Third, keep your phone charged. If the car's internal screen goes dark, your phone is your only link to the company's support line. You’ll need it to prove you’re stuck and to demand a remote unlock.
Stop Buying the Hype
The narrative that driverless cars are "just around the corner" is a lie told to keep stock prices up. The Wuhan outage is a glaring reminder that we haven't solved the basic problem of reliability. We've built brilliant machines that are still slaves to a fragile cloud.
Until these cars can operate completely offline—meaning they can navigate, make safety decisions, and reach a destination without a single packet of data from a central server—they are not ready. They are a novelty at best and a liability at worst.
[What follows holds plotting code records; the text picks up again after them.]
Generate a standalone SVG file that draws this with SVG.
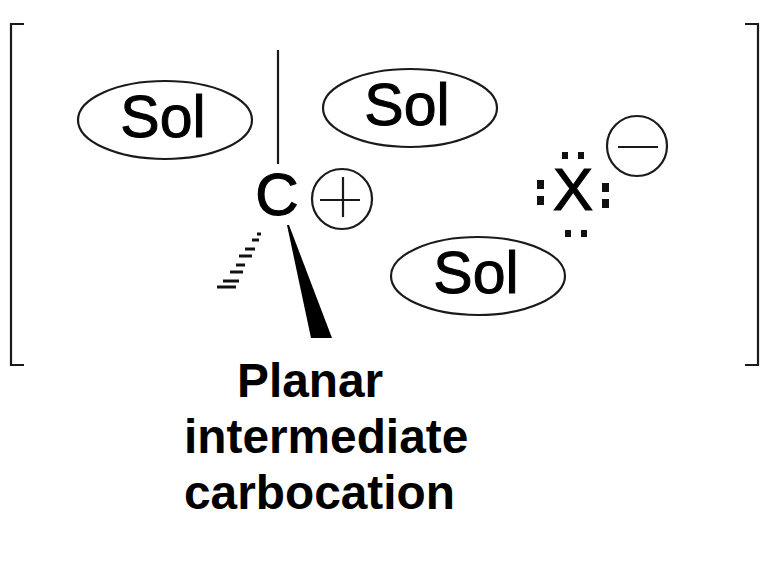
<svg xmlns="http://www.w3.org/2000/svg" width="770" height="571" viewBox="0 0 770 571">
<style>
.s{fill:none;stroke:#1a1a1a;stroke-width:2.2}
.l{font-family:"Liberation Sans",Arial,sans-serif;fill:#000}
.sol{font-size:59px;text-anchor:middle;stroke:#000;stroke-width:1}
.b{font-size:47.8px;font-weight:bold}
.d{fill:#111}
</style>
<rect width="770" height="571" fill="#fff"/>
<g id="brackets">
<path class="s" d="M24 24H11V365H24"/>
<path class="s" d="M745 24H758V365H745"/>
</g>
<g id="connectors">
<line class="s" x1="278" y1="50" x2="278" y2="164"/>
<path d="M287 225L289 225L332 338L311 338Z" fill="#000"/>
<g stroke="#111" stroke-width="3">
<line x1="257" y1="234" x2="261" y2="234"/>
<line x1="252" y1="240" x2="259" y2="240"/>
<line x1="245" y1="249" x2="255" y2="249"/>
<line x1="239" y1="256" x2="252" y2="256"/>
<line x1="236" y1="265" x2="245" y2="265"/>
<line x1="230" y1="272" x2="243" y2="272"/>
<line x1="223" y1="281" x2="239" y2="281"/>
<line x1="217" y1="287" x2="236" y2="287"/>
</g>
</g>
<g id="sol1"><ellipse class="s" cx="165" cy="120" rx="87" ry="39"/><text class="l sol" x="163" y="137">Sol</text></g>
<g id="sol2"><ellipse class="s" cx="410" cy="108" rx="87" ry="39"/><text class="l sol" x="407" y="125">Sol</text></g>
<g id="sol3"><ellipse class="s" cx="478" cy="276" rx="87" ry="39"/><text class="l sol" x="476" y="293">Sol</text></g>
<g id="carbon">
<text class="l" x="277" y="215" font-size="60" text-anchor="middle" stroke="#000" stroke-width="1.2">C</text>
<circle class="s" cx="342" cy="199" r="30"/>
<path class="s" d="M320 200H360M343 177V217"/>
</g>
<g id="halide">
<text class="l" x="573" y="210" font-size="60" text-anchor="middle" stroke="#000" stroke-width="1.2">X</text>
<g class="d">
<rect x="537" y="180" width="7" height="9"/><rect x="537" y="196" width="7" height="9"/>
<rect x="602" y="183" width="7" height="9"/><rect x="602" y="199" width="7" height="9"/>
<rect x="562" y="152" width="6" height="7"/><rect x="578" y="152" width="6" height="7"/>
<rect x="565" y="230" width="6" height="7"/><rect x="581" y="230" width="6" height="7"/>
</g>
<circle class="s" cx="637" cy="146" r="30"/>
<path class="s" d="M618 147H658"/>
</g>
<g id="caption" class="l b">
<text x="237" y="397">Planar</text>
<text x="184" y="453">intermediate</text>
<text x="184" y="509">carbocation</text>
</g>
</svg>
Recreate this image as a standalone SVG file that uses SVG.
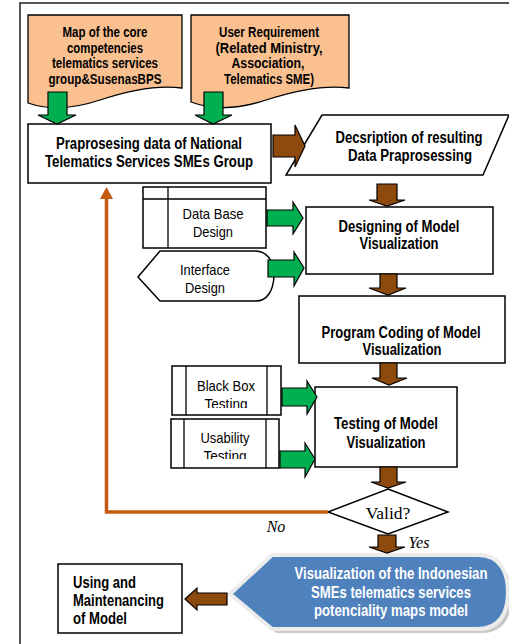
<svg xmlns="http://www.w3.org/2000/svg" width="509" height="644" viewBox="0 0 509 644">
<style>
.box{fill:#fff;stroke:#000;stroke-width:1.5}
.doc{fill:#FAC090;stroke:#000;stroke-width:1.3}
.g{fill:#00B050;stroke:#000;stroke-width:1.2}
.b{fill:#8E4A0C;stroke:#000;stroke-width:1.2}
.t{font-family:"Liberation Sans",Arial,sans-serif;font-size:15px;fill:#000;text-anchor:middle}
.bd{font-weight:bold;font-size:16px}
.dt{font-weight:bold;font-size:14px}
.w{fill:#fff;font-size:16.5px}
.u{text-anchor:start;font-size:17px}
.s{font-family:"Liberation Serif","Times New Roman",serif;fill:#000;text-anchor:middle}
</style>
<defs>
<clipPath id="c1"><rect x="186" y="366" width="81" height="42"/></clipPath>
<clipPath id="c2"><rect x="184" y="419" width="82" height="40"/></clipPath>
</defs>
<rect width="509" height="644" fill="#fff"/>
<g id="frame" fill="none" stroke="#555" stroke-width="2">
<path d="M19,3 H509"/>
<path d="M20,3 V644"/>
</g>

<g id="doc1">
<path class="doc" d="M28,15 H182 V88 C160,85 130,90 100,100 C70,110 45,109 28,103 Z"/>
<text class="t dt" x="105" y="37" textLength="85" lengthAdjust="spacingAndGlyphs">Map of the core</text>
<text class="t dt" x="105" y="52.5" textLength="76" lengthAdjust="spacingAndGlyphs">competencies</text>
<text class="t dt" x="105" y="68" textLength="106" lengthAdjust="spacingAndGlyphs">telematics services</text>
<text class="t dt" x="105" y="83.5" textLength="113" lengthAdjust="spacingAndGlyphs">group&amp;SusenasBPS</text>
</g>
<g id="doc2">
<path class="doc" d="M191,15 H349 V88 C327,85 297,90 266,100 C236,110 210,109 191,102 Z"/>
<text class="t dt" x="269" y="37" textLength="100" lengthAdjust="spacingAndGlyphs">User Requirement</text>
<text class="t dt" x="269" y="52.5" textLength="107" lengthAdjust="spacingAndGlyphs">(Related Ministry,</text>
<text class="t dt" x="268" y="68" textLength="73" lengthAdjust="spacingAndGlyphs">Association,</text>
<text class="t dt" x="269" y="83.5" textLength="90" lengthAdjust="spacingAndGlyphs">Telematics SME)</text>
</g>

<g id="prapro">
<rect class="box" x="28" y="124" width="243" height="59"/>
<text class="t bd" x="149" y="148.5" textLength="186" lengthAdjust="spacingAndGlyphs">Praprosesing data of National</text>
<text class="t bd" x="149" y="167" textLength="208" lengthAdjust="spacingAndGlyphs">Telematics Services SMEs Group</text>
</g>

<g id="desc">
<path class="box" d="M322,115 H509 L483,175 H286 Z"/>
<text class="t bd" x="409" y="142.5" textLength="147" lengthAdjust="spacingAndGlyphs">Decsription of resulting</text>
<text class="t bd" x="410" y="161" textLength="124" lengthAdjust="spacingAndGlyphs">Data Praprosessing</text>
</g>

<g id="database">
<rect class="box" x="143" y="187" width="123" height="61"/>
<path d="M168,187 V248 M143,199 H266" stroke="#000" stroke-width="1.3" fill="none"/>
<text class="t" x="213" y="218.5" textLength="61" lengthAdjust="spacingAndGlyphs">Data Base</text>
<text class="t" x="213" y="237" textLength="40" lengthAdjust="spacingAndGlyphs">Design</text>
</g>

<g id="interface">
<path class="box" d="M138,277 L160,251 H256 C270,252 275,266 274,277 C273,291 267,301 256,301 H160 Z"/>
<text class="t" x="205" y="274.5" textLength="50" lengthAdjust="spacingAndGlyphs">Interface</text>
<text class="t" x="205" y="292.5" textLength="40" lengthAdjust="spacingAndGlyphs">Design</text>
</g>

<g id="designing">
<rect class="box" x="306" y="207" width="187" height="67"/>
<text class="t bd" x="399" y="231.5" textLength="121" lengthAdjust="spacingAndGlyphs">Designing of Model</text>
<text class="t bd" x="399" y="249" textLength="79" lengthAdjust="spacingAndGlyphs">Visualization</text>
</g>

<g id="coding">
<rect class="box" x="299" y="296" width="206" height="67"/>
<text class="t bd" x="401" y="337.5" textLength="159" lengthAdjust="spacingAndGlyphs">Program Coding of Model</text>
<text class="t bd" x="402" y="355" textLength="79" lengthAdjust="spacingAndGlyphs">Visualization</text>
</g>

<g id="blackbox">
<rect class="box" x="172" y="366" width="109" height="49"/>
<path d="M186,366 V415 M267,366 V415" stroke="#000" stroke-width="1.3"/>
<text class="t" x="226" y="390.5" textLength="58" lengthAdjust="spacingAndGlyphs">Black Box</text>
<text class="t" x="226" y="408.5" textLength="43" lengthAdjust="spacingAndGlyphs" clip-path="url(#c1)">Testing</text>
</g>

<g id="usability">
<rect class="box" x="171" y="419" width="108" height="49"/>
<path d="M184,419 V468 M266,419 V468" stroke="#000" stroke-width="1.3"/>
<text class="t" x="225" y="442.5" textLength="49" lengthAdjust="spacingAndGlyphs">Usability</text>
<text class="t" x="225" y="460.5" textLength="43" lengthAdjust="spacingAndGlyphs" clip-path="url(#c2)">Testing</text>
</g>

<g id="testing">
<rect class="box" x="315" y="387" width="142" height="80"/>
<text class="t bd" x="386" y="428.5" textLength="104" lengthAdjust="spacingAndGlyphs">Testing of Model</text>
<text class="t bd" x="386" y="447.5" textLength="79" lengthAdjust="spacingAndGlyphs">Visualization</text>
</g>

<g id="valid">
<path class="box" d="M388,489 L448,512 L388,534 L328,512 Z"/>
<text class="s" x="388" y="519" font-size="17.5">Valid?</text>
</g>

<g id="visual">
<path d="M234,598 L276,560 H482 C506,560 512,579 512,596 C512,616 504,633 482,633 H276 Z" fill="#c9c9c9"/>
<path d="M230,594 L272,555 H478 C502,555 508,575 508,592 C508,612 500,629 478,629 H272 Z" fill="#4F81BD" stroke="#ececec" stroke-width="4"/>
<text class="t bd w" x="391" y="579" textLength="193" lengthAdjust="spacingAndGlyphs">Visualization of the Indonesian</text>
<text class="t bd w" x="391" y="597.5" textLength="160" lengthAdjust="spacingAndGlyphs">SMEs telematics services</text>
<text class="t bd w" x="391" y="616" textLength="154" lengthAdjust="spacingAndGlyphs">potenciality maps model</text>
</g>

<g id="using">
<rect class="box" x="58" y="564" width="124" height="69"/>
<text class="t bd u" x="73" y="588" textLength="63" lengthAdjust="spacingAndGlyphs">Using and</text>
<text class="t bd u" x="73" y="606" textLength="91" lengthAdjust="spacingAndGlyphs">Maintenancing</text>
<text class="t bd u" x="73" y="624" textLength="54" lengthAdjust="spacingAndGlyphs">of Model</text>
</g>

<g id="connectors">
<path class="g" d="M48,92 H67 V115 H76 L57,124 L38,115 H48 Z"/>
<path class="g" d="M204,92 H223 V115 H232 L213,124 L195,115 H204 Z"/>
<path class="b" d="M273,135 H295 V125 L305,146 L295,167 V157 H273 Z"/>
<path class="b" d="M377,184 H397 V200 H405 L387,206 L369,200 H377 Z"/>
<path class="g" d="M267,210 H293 V202 L303,218 L293,234 V226 H267 Z"/>
<path class="g" d="M268,260 H294 V252 L304,268 L294,286 V277 H268 Z"/>
<path class="b" d="M380,274 H397 V288 H406 L388,295 L369,288 H380 Z"/>
<path class="b" d="M380,363 H397 V378 H407 L389,385 L372,378 H380 Z"/>
<path class="g" d="M282,388 H307 V381 L317,397 L307,414 V406 H282 Z"/>
<path class="g" d="M280,451 H305 V443 L315,459 L305,477 V468 H280 Z"/>
<path class="b" d="M380,467 H397 V482 H406 L388,488 L371,482 H380 Z"/>
<path class="b" d="M378,535 H396 V547 H405 L387,553 L369,547 H378 Z"/>
<path class="b" d="M227,593 H197 V588 L185,599 L197,610 V605 H227 Z"/>
<path d="M328,512 H106.5 V197" fill="none" stroke="#C55A11" stroke-width="3.5"/>
<path d="M100,199 H113 L106.5,187 Z" fill="#C55A11"/>
<text class="s" x="276" y="532" font-size="16" font-style="italic">No</text>
<text class="s" x="419" y="548" font-size="16" font-style="italic">Yes</text>
</g>
</svg>
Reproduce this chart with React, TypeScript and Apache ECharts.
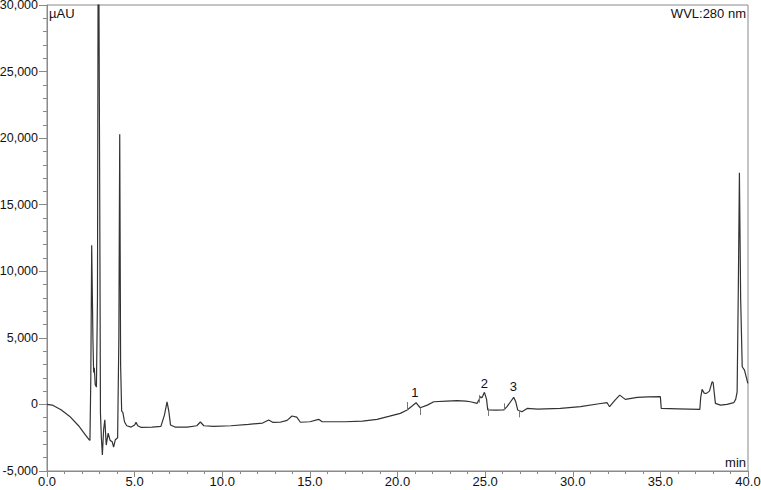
import React, { useEffect, useRef } from "react";
import * as echarts from "echarts";

// Retention time (min) and detector signal (µAU)
const times = [
  0.0, 0.3, 0.8, 1.3, 1.8, 2.2, 2.4, 2.45, 2.5, 2.55, 2.62, 2.66, 2.7, 2.75, 2.82, 2.88, 2.93, 2.97, 3.01,
  3.05, 3.1, 3.16, 3.23, 3.3, 3.38, 3.49, 3.6, 3.72, 3.8, 3.9, 4.03, 4.1, 4.15, 4.2, 4.26, 4.33, 4.42,
  4.55, 4.8, 5.0, 5.08, 5.18, 5.35, 6.0, 6.5, 6.7, 6.85, 6.95, 7.05, 7.3, 8.0, 8.55, 8.75, 8.95, 9.5,
  10.5, 11.5, 12.3, 12.65, 12.9, 13.3, 13.7, 13.98, 14.25, 14.46, 15.0, 15.5, 15.7, 17.0, 18.0, 18.83,
  19.5, 20.16, 20.55, 20.85, 21.06, 21.2, 21.3, 21.7, 22.07, 22.8, 23.4, 23.9, 24.16, 24.54, 24.65,
  24.73, 24.82, 24.96, 25.08, 25.15, 25.6, 26.06, 26.25, 26.45, 26.63, 26.75, 26.86, 27.1, 27.4, 28.0,
  29.3, 30.44, 31.5, 31.96, 32.1, 32.4, 32.68, 33.0, 33.68, 34.3, 35.0, 35.05, 36.0, 37.25, 37.3, 37.38,
  37.5, 37.63, 37.8, 37.95, 38.01, 38.14, 38.43, 38.8, 39.19, 39.3, 39.38, 39.45, 39.51, 39.58, 39.67,
  39.8, 39.99,
];
const signal = [
  0, -50, -400, -900, -1600, -2300, -2650, -2700, 2000, 11950, 5000, 2400, 2750, 1500, 1300, 8000, 42000, 42000, 15000,
  -650, -2450, -3800, -1900, -1150, -3050, -2150, -2700, -2800, -3200, -2650, -2500, 5000, 20300, 3000, -500, -600, -1300,
  -1600, -1700, -1550, -1350, -1600, -1720, -1700, -1650, -800, 200, -500, -1550, -1700, -1700, -1600, -1320, -1600, -1650,
  -1600, -1500, -1400, -1170, -1350, -1340, -1200, -870, -950, -1340, -1300, -1120, -1300, -1300, -1250, -1120,
  -900, -670, -420, -100, 130, -100, -250, -50, 200, 250, 280, 250, 200, 80, 350,
  580, 500, 910, 400, -420, -430, -420, -170, 200, 530, 200, -420, -550, -300, -350,
  -300, -170, 50, 130, -170, 300, 700, 380, 530, 560, 580, -300, -330, -370, 500, 1130,
  850, 830, 1000, 1700, 1650, 80, -50, 0, 130, 400, 950, 9000, 17400, 8000, 2830,
  2580, 1580,
];

// Integrated peak labels
const peakNames = ["1", "2", "3"];
const peakLabelTimes = [20.99, 24.96, 26.61];
const peakLabelValues = [930, 1600, 1380];

// Peak delimiter ticks: [time, valueTop, valueBottom]
const delimiterTimes = [20.55, 21.27, 24.67, 25.15, 26.1, 26.92];
const delimiterTops = [180, -250, 700, -300, 80, -420];
const delimiterBottoms = [-420, -800, 130, -870, -420, -970];

const xTicks = [0, 5, 10, 15, 20, 25, 30, 35, 40];
const yTicks = [-5000, 0, 5000, 10000, 15000, 20000, 25000, 30000];

const FONT = "Liberation Sans, Arial, sans-serif";
const AXIS = "#8a8a8a";

export default function App() {
  const ref = useRef<HTMLDivElement>(null);
  useEffect(() => {
    if (!ref.current) return;
    const chart = echarts.init(ref.current, null, { renderer: "svg" });
    const data = times.map((t, i) => [t, signal[i]]);
    chart.setOption({
      animation: false,
      grid: {
        left: 47,
        right: 13,
        top: 5,
        bottom: 19,
        show: true,
        borderColor: AXIS,
        borderWidth: 1,
        backgroundColor: "transparent",
        outerBoundsMode: "none",
      },
      xAxis: {
        type: "value",
        min: xTicks[0],
        max: xTicks[xTicks.length - 1],
        interval: 5,
        axisLine: { show: true, onZero: false, lineStyle: { color: AXIS, width: 1 } },
        axisTick: { show: true, length: 6, lineStyle: { color: AXIS } },
        minorTick: { show: true, splitNumber: 5, length: 3, lineStyle: { color: AXIS } },
        splitLine: { show: false },
        axisLabel: {
          color: "#111",
          fontFamily: FONT,
          fontSize: 13,
          margin: 4,
          formatter: (v: number) => v.toFixed(1),
        },
      },
      yAxis: {
        type: "value",
        min: yTicks[0],
        max: yTicks[yTicks.length - 1],
        interval: 5000,
        axisLine: { show: true, onZero: false, lineStyle: { color: AXIS, width: 1 } },
        axisTick: { show: true, length: 8, lineStyle: { color: AXIS } },
        minorTick: { show: true, splitNumber: 5, length: 4, lineStyle: { color: AXIS } },
        splitLine: { show: false },
        axisLabel: {
          color: "#111",
          fontFamily: FONT,
          fontSize: 12.5,
          margin: 9,
          formatter: (v: number) => v.toLocaleString("en-US"),
        },
      },
      series: [
        {
          type: "line",
          data,
          showSymbol: false,
          symbol: "none",
          clip: true,
          lineStyle: { color: "#333", width: 1.2 },
          markLine: {
            silent: true,
            symbol: "none",
            animation: false,
            label: { show: false },
            lineStyle: { color: "#777", width: 1, type: "solid" },
            data: delimiterTimes.map((t, i) => [
              { coord: [t, delimiterTops[i]] },
              { coord: [t, delimiterBottoms[i]] },
            ]),
          },
          markPoint: {
            silent: true,
            symbol: "circle",
            symbolSize: 1,
            itemStyle: { color: "rgba(0,0,0,0)" },
            label: {
              show: true,
              position: "inside",
              formatter: "{b}",
              color: "#111",
              fontFamily: FONT,
              fontSize: 13,
            },
            data: peakNames.map((n, i) => ({
              name: n,
              coord: [peakLabelTimes[i], peakLabelValues[i]],
            })),
          },
        },
      ],
      graphic: [
        {
          type: "text",
          left: 49,
          top: 7,
          style: { text: "µAU", fontFamily: FONT, fontSize: 13, fill: "#111" },
        },
        {
          type: "text",
          right: 15,
          top: 7,
          style: { text: "WVL:280 nm", fontFamily: FONT, fontSize: 13, fill: "#111" },
        },
        {
          type: "text",
          right: 15,
          top: 456,
          style: { text: "min", fontFamily: FONT, fontSize: 13, fill: "#111" },
        },
      ],
    });
    return () => chart.dispose();
  }, []);
  return (
    <div
      ref={ref}
      style={{ position: "fixed", left: 0, top: 0, width: 761, height: 490, background: "#fff" }}
    />
  );
}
Next time you see a robotaxi, don't look at it as the future. Look at it as a rolling computer that could "blue screen" at any moment. If you're in one, stay alert. If you're behind one, give it plenty of space. The software might be smart, but the street is unforgiving.
Demand better from the companies putting these things on your streets. Hold the city planners accountable for the gridlock they’ve invited. Don't let the "cool factor" of a steering-wheel-less car blind you to the fact that, right now, the tech is fundamentally broken when it matters most. Focus on reliable transit options that don't depend on a server in a different time zone. Stay safe, stay skeptical, and keep your hands near the manual release.